The first red flag for me reading Sheryl Sandberg‘s, “Lean In,” came early in the book. It was page 6 to be exact. She writes,
“I graduated from college in 1991…The proverbial glass ceiling had been cracked in almost every industry, and I believed that it was just a matter of time until my generaton took our fair share of the leadership roles.”
I wrote in the margin, “1991?”
On page 14, she further expands on her worldview at the time with this statement,
“When I arrived at college in the fall of 1987, my classmates of both genders seemed equally focused on academics. I don’t remember thinking about my future career differently from the male students. I also don’t remember conversations about someday balancing work and children. My friends and I assumed that we would have both.”
And that’s when I knew this book was not written for me, or for many other women like me. This is a book Sheryl wrote for her friends.
I remember 1991. I was well into my career by then. A business book that hit the bookshelves that year made an irrevocable impression on me as a woman, a mother, and particularly, a business professional. The book, “Backlash: The Undeclared War Against American Women” was written by a Wall Street Journal reporter named Susan Faludi. The original copy of that book still sits squarely at the center of my bookcase in my office. Faludi spelled out that year, in pain-staking detail (the reference notes alone take up 81 pages in 8-pt type), how women were losing on every front. That this “backlash” had cropped up, a counter-reaction if you will, to feminism to “put women back in their place.”

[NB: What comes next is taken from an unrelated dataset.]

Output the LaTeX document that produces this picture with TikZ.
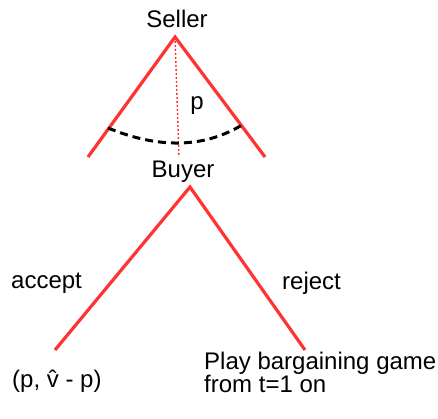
\documentclass[tikz,border=0pt]{standalone}
\usepackage{fontspec}
\setmainfont{Liberation Sans}
\definecolor{branchred}{RGB}{255,51,51}
\tikzset{
  branch/.style={draw=branchred, line width=3.2pt},
  guide/.style={draw=branchred, line width=1.4pt, dash pattern=on 2pt off 2pt},
  infoset/.style={draw=black, line width=3pt, dash pattern=on 8pt off 5pt},
  lbl/.style={inner sep=0pt, font=\fontsize{24}{23}\selectfont},
}
\begin{document}
\begin{tikzpicture}[x=1pt,y=-1pt]
\useasboundingbox (0,0) rectangle (438,419);
% seller
\coordinate (sapex) at (175,37);
\coordinate (sl) at (88,157);
\coordinate (sr) at (265,157);
\coordinate (smid) at (179,157);
\coordinate (al) at (108,128);
\coordinate (ar) at (242,125);
\node[lbl, anchor=base] (seller) at (177,28) {Seller};
\draw[branch] (sl) -- (sapex) -- (sr);
\draw[guide] (sapex) -- (smid);
\draw[infoset] (al) .. controls (159,149) and (204,148) .. (ar);
\node[lbl, anchor=base] (p) at (197,110) {p};
% buyer
\node[lbl, anchor=base] (buyer) at (183,178) {Buyer};
\coordinate (bapex) at (190,187);
\coordinate (bl) at (55,350);
\coordinate (br) at (305,350);
\draw[branch] (bl) -- (bapex) -- (br);
\node[lbl, anchor=base west] (accept) at (11,288) {accept};
\node[lbl, anchor=base west] (reject) at (282,289) {reject};
\node[lbl, anchor=base west] (payoff) at (12,387) {(p, \^{v} - p)};
\node[lbl, anchor=base west, align=left] (play) at (204,392) {Play bargaining game\\from t=1 on};
\end{tikzpicture}
\end{document}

Here is Faludi herself talking about the book in 1992.

Sandberg hardly, I mean hardly, even mentions this book. There’s a tacit self-shaming (and I wondered if her editor at Knopf made her add this) on page 142 where she admits,
“I would have denied being in any way, shape or form, a feminist. None of my college friends thought of themselves as feminists either. It saddens me to admit that we did not see the backlash against women around us.”
She gives a single footnote to Faludi with this line. Really? A footnote? Now, like Sandberg, I will state for the record, as she does, “I am not a scholar, a journalist, or a sociologist.” I’m only writing this review because I told a few people I would not pass judgment about the book until after I’d read it.
I’m not really even sure Sheryl Sandberg read Backlash. Why would she? She had no early indicators that life was going to be tough. She was a good student, daughter of an Ivy League graduate mother and physician father. In high school, between junior and senior year she worked as a page for a U.S. Senator. Getting accepted to Harvard was just the next logical step in a trajectory laid out for her and so many like her. So, yes. The accusations are legit. This is a book written by an elitist woman who’s enjoyed tremendous class and power privileges.
The mean girl in me thought it might be fun to make some money off the Sandberg book by marketing a drinking game you could play at middle class BBQs and backyard summer parties. Everyone could take shots and advance around the board when the dice rolled you another privilege Sandberg racked up on her career journey. You’d get bonus points and rounds for everyone! every time you opened the book randomly and and spotted a 1 percent keyword: Harvard, Google, Facebook, Goldman Sachs, Stanford, Treasury Department, Larry Summers, McKinsey, etc.
But, I’m really not a mean girl. I don’t hate Sheryl Sandberg for her success, for her book, for her “movement,” …for anything. In her world, she actually did take a brave step and one that was difficult for her considering the thwacking she’s received already. It’s impossible to read this book as a thinking woman without filtering it through your own experience. I know there will be a lot of women who don’t have the problems ordinary women do, who will use this book as ammunition to accelerate their careers and pursue more power. And, if she’s right, these women once in power (although not sure I have seen any evidence whatsoever that this is true) can begin to address some of the drudgery and hardship being an ordinary working woman, wife, and mother is. Sandberg addresses this the best she can, from her own perspective. I’m rooting for her and her friends to lean in.
Me? I’m waiting for the day I’m no longer a case study. The day I’m no longer a data point on some Harvard student’s regression analysis that compares income with domestic violence. I’m waiting for the day my daughters tell my story, and their daughters tell theirs. There is a day coming where we won’t be leaning in, we will be falling over ourselves with equal pay, rights, reproductive choices, gender preferences, executive access, and celebrating our own battle-worn victories.
Sheryl is doing her part, and me and my female friends (professionals, SAHMs, gay, straight, single with kids, single/married without kids, and so on), we’re doing ours. What we lack in marketing budget, we make up in large numbers. And we’re not roaring anymore; we’re mostly yawning. But, we’re making that better world happen. Every damned day.